WASHINGTON (Sinclair Broadcast Group) - The election of a new far-right President in Brazil has raised doubts about the future of that country’s many social welfare programs.
In our continuing series of reports about 21st-century socialism, we examined a government-handout program in Brazil designed to lift millions out of poverty.
Rio de Janeiro is famous for its stunning vistas. It’s also known for these sprawling symbols of inequality like the favela.
Favela is a Brazilian word that means slum. And there are thousands of them across the country. It is here you find incredible poverty. It’s is also where the highest concentration of crime occurs.

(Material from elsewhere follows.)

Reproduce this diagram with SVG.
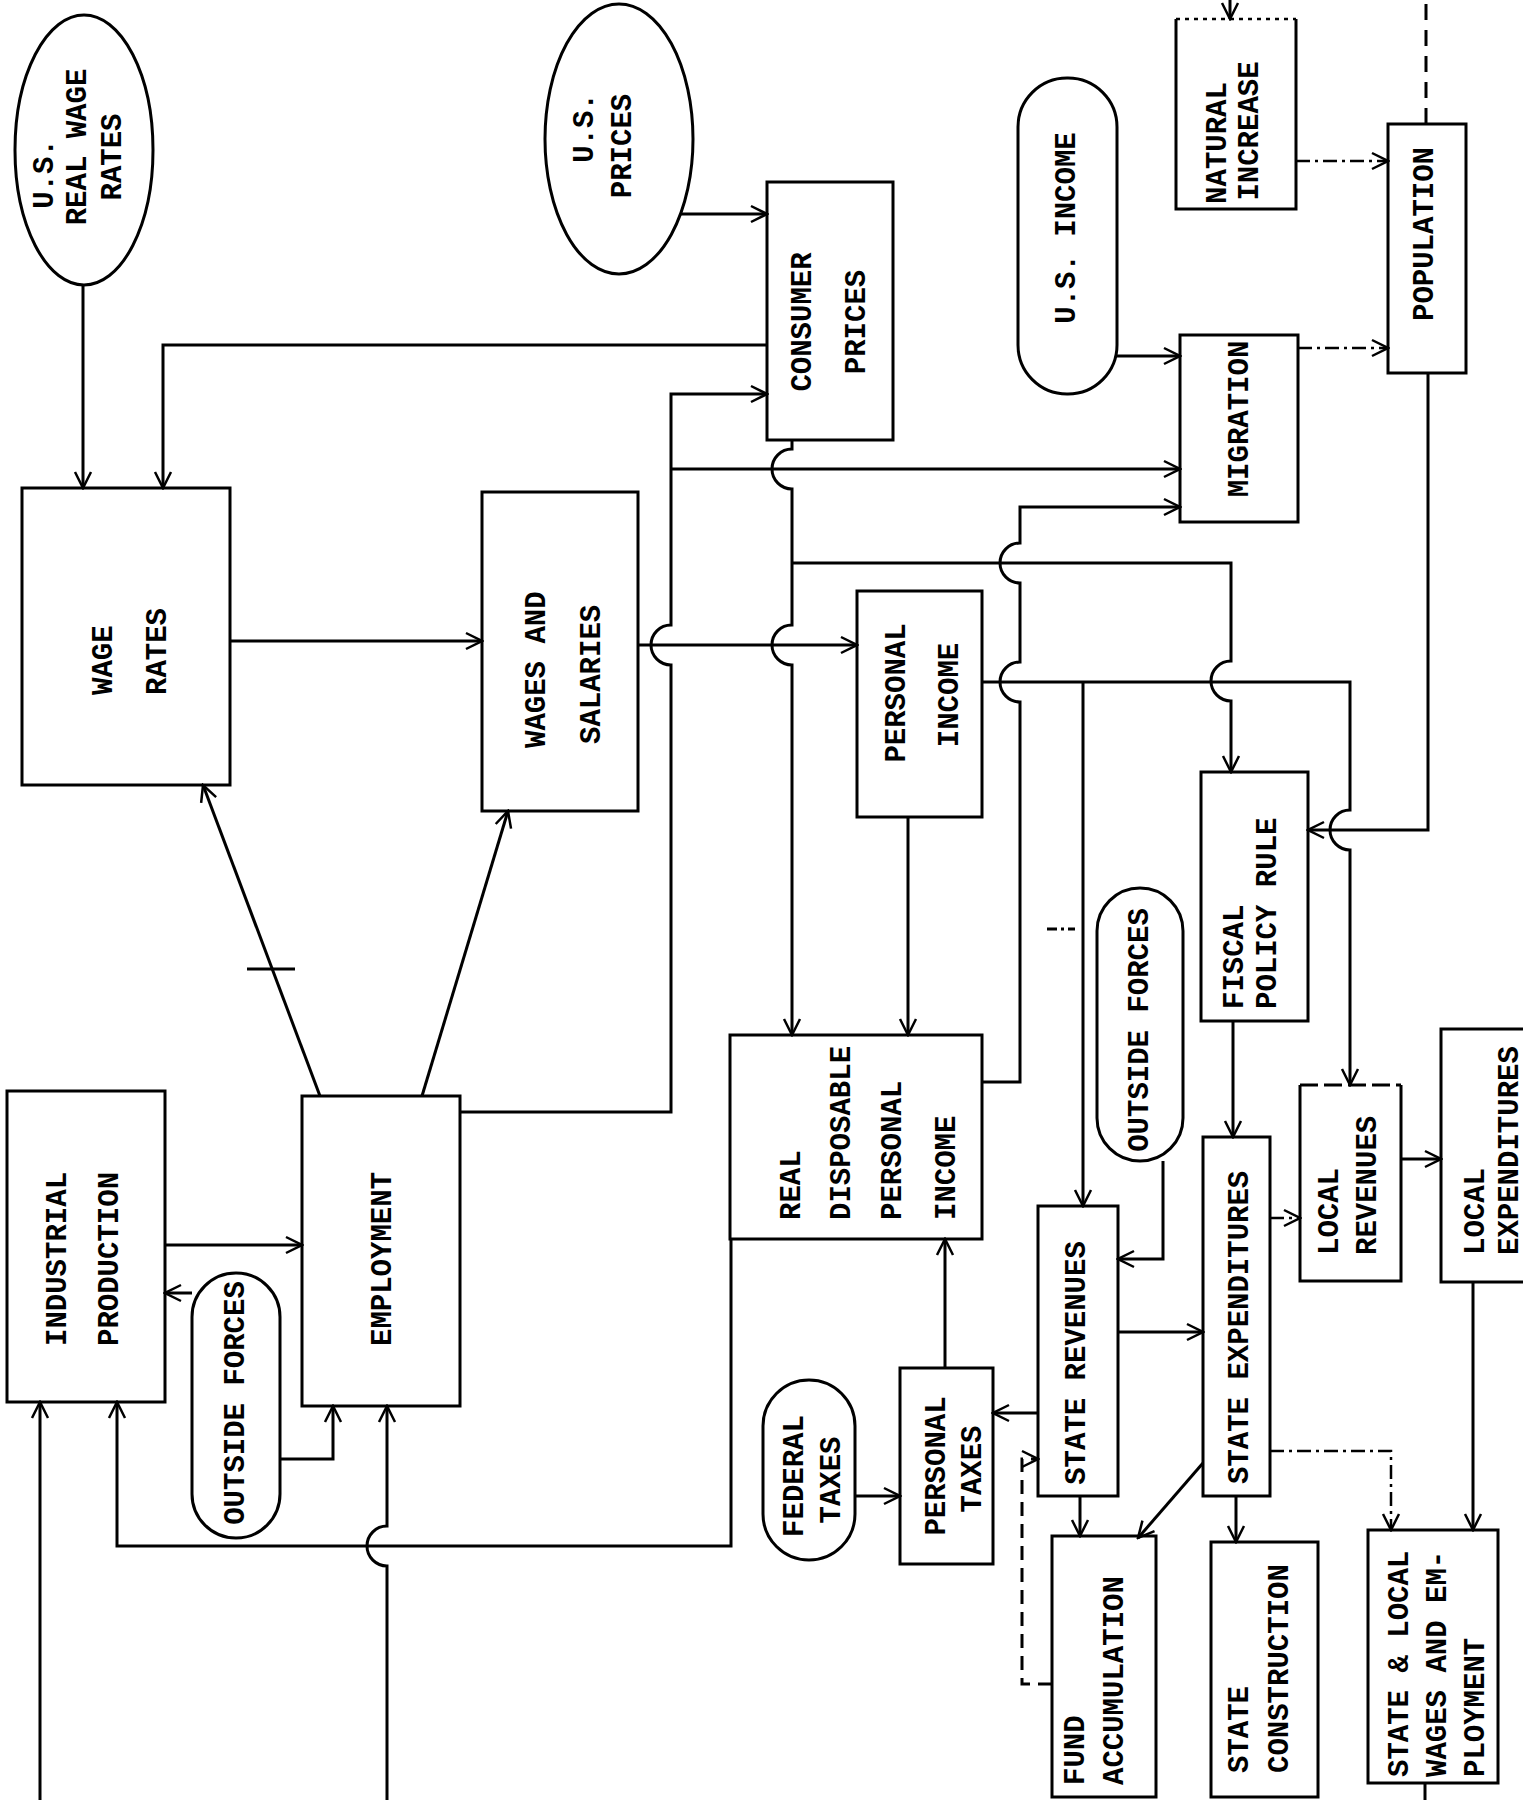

Crime and violence fueled by drugs and gangs are made worse by generations of Brazilians forced to live in a marginalized world.
We met Sylvana da Silva in one of the most impoverished favelas in Rio de Janeiro.
Silva raised six children with limited water, intermittent electricity and a sewage system that ran right into the canal.
About 15 years ago, the government of former Brazilian President Lula da Silva tried to help, launching a program called Bolsa Familia.
“It’s a very simple concept. I mean, you give to those who have nothing,” said hunger expert Daniel Souza.
The program provides a monthly stipend to the millions of poor.
“He took 20 million people out of the poverty line; this can’t be forgotten,” said best-selling Brazilian author Eduardo Bueno. “Some people used to say that’s just like giving something to a beggar.”
Souza said the program became a model to the rest of the world.
“We had delegations from more than 100 countries that came to Brazil and asked, how did you reduce so much poverty, so much hunger in so little time,” Souza remarked.
They did it, in large part, on the back of a roaring economy but not long after a crash occurred, followed by cutbacks.
“We are very ashamed in the front of the world to say, "well we’re going back,” Souza said.
Journalist Felipe Moura Brasil said an array of expensive social programs like Bolsa Familia bloated the government and crippled the nation.
“You measure the success of a social program by the number of people who leave it, not the number who are added,” said Brasil.
Sylvana da Silva continues her job sorting trash at the dump, and she says her stipend has decreased to $90 a month.
Many believe Brazil proved that hunger could be reduced with a social program, but others say it also showed no government handout is sustainable forever.